- Area: 220 m²
- Year: 2014
- Architects In Charge: Lenka Křemenová, David Maštálka
- Joinery: Vojtěch Bilišič, Krobot Interiéry, Ateliér Mánes, HNT
- City: Prague
- Country: Czech Republic
Text description provided by the architects. The old house
Two hundred years ago there was built a small and simple colony of houses called “Among Cottages” aimed for poor workers in old village called Hloubětín in the East neighbourhood of historical Prague City. The village developed and joined the concept of big Prague in 1922. Though the city grew around, the heart of the Cottages remained the same. So a1 could find a site in 2003 with a house still not even connected to the main city infrastructure with original latrine etc. The place has such a unique atmosphere, that one feels beeing in a countryside yet the underground station is 7minutes walk.
The main feature of all the houses there is their pure simple village look with plaster walls and gabled roof with red ceramic tiles. But the interior of our house was for the very first glance a big surprise with its two vault ceilings in the rooms. These two rooms were connected by small central entrance hall and kitchen. The stone and brick walls are thick 900mm and there were only 6 small windows in the house. The old house has a particular heavy feeling and we knew from the very beginning we want to respect it and follow the atmosphere while making it also a contemporary living and work space.
The new house
The project for renovation and addition of new structure was Lenka ́s diploma thesis done in 2008 at Academy of Arts, Architecture and Design in Prague. At that time the duo David Maštálka and Lenka Křemenová where already operating under creative name a1architects in Prague.
A1 decided to join their life and architecture under “one roof”, so the new house needed to be built joining the old structure. The main idea how to connect old and new part comes from respecting the typical central axe of the old house, so the cross layout of two intersecting houses became the most convincing after spending almost a year of designing and neverending discussion. The new addition coexists in certain contrast with the old house yet in harmony and respect to the site.
The new house is a timber structure with metal gabled roof and with its specific black charred facade.

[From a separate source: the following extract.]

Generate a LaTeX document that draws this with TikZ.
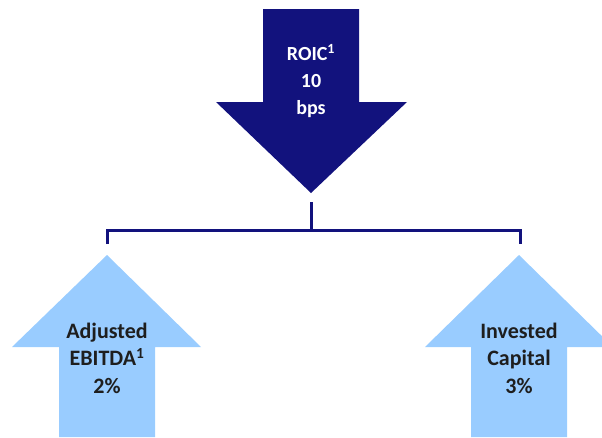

The central stone walls were turned down and the lightweight timber brought sun shine into an old cave like interior. The cross contraposition of both houses stregthen the local features of village-like urbanism with close and dense neighborhood. The linking of both houses using contrast of materials and structure work in a certain harmony of the main shape of the gabled roofs.
The construction time
It took almost four years to complete the house and two more years to get all the building permission as it is an addition to a historical site which does not follow contemporary building codes... But it was a great experience, actually we felt as attending another school, the school of reality. The most exciting was revealing the old layers, so the very first drawings became more theory and the building time itself worked as a designing process, like when we discovered the lack of foundation mass which was only 30cm under the terrain or discovering walled window or small cellar etc. Two and a half years took the period of refurbishing and repairing the old house, which became partly a ruin and the last year was dedicated to whole completion and timber structure and all the interior, which follows the idea of two houses made out of stone and timber.
The life of the house
It is a delicate moment to connect the family living and office with other 2-3 colleagues and moreover when limited by an existing house. The main black part oriented to the street works as a1 studio which is perfectly separated from the rest of the private garden by tiny patio in the south enframed by small house of the meeting room, which used to be an old shed with original latrine. So the guests do not enter the big house and only visit the separated meeting room with its small kitchenette and toilet.
The studio itself serves for max. five people. There is an common hall which divides the work and living space. The family part is mainly in the stone house and just the big central kitchen takes place in the intersection of the timber structure which prolongs the house to the back garden with wooden terrase. The kitchen is the centre of life in this house.
Another special issue was how to deal with the staircase in the old structure. In fact the concrete spiral staircase continues in the main central axe of the whole cross of the house and leads the symmetry to the attic level with 3 rooms and bathroom. Symmetry is a main concept of the layout here but it is accompanied by irregularities and aimed assymetrical details. The house itself seems very simple from the outside yet it is very layered in the interior and surprises one how big it could appear from the inside.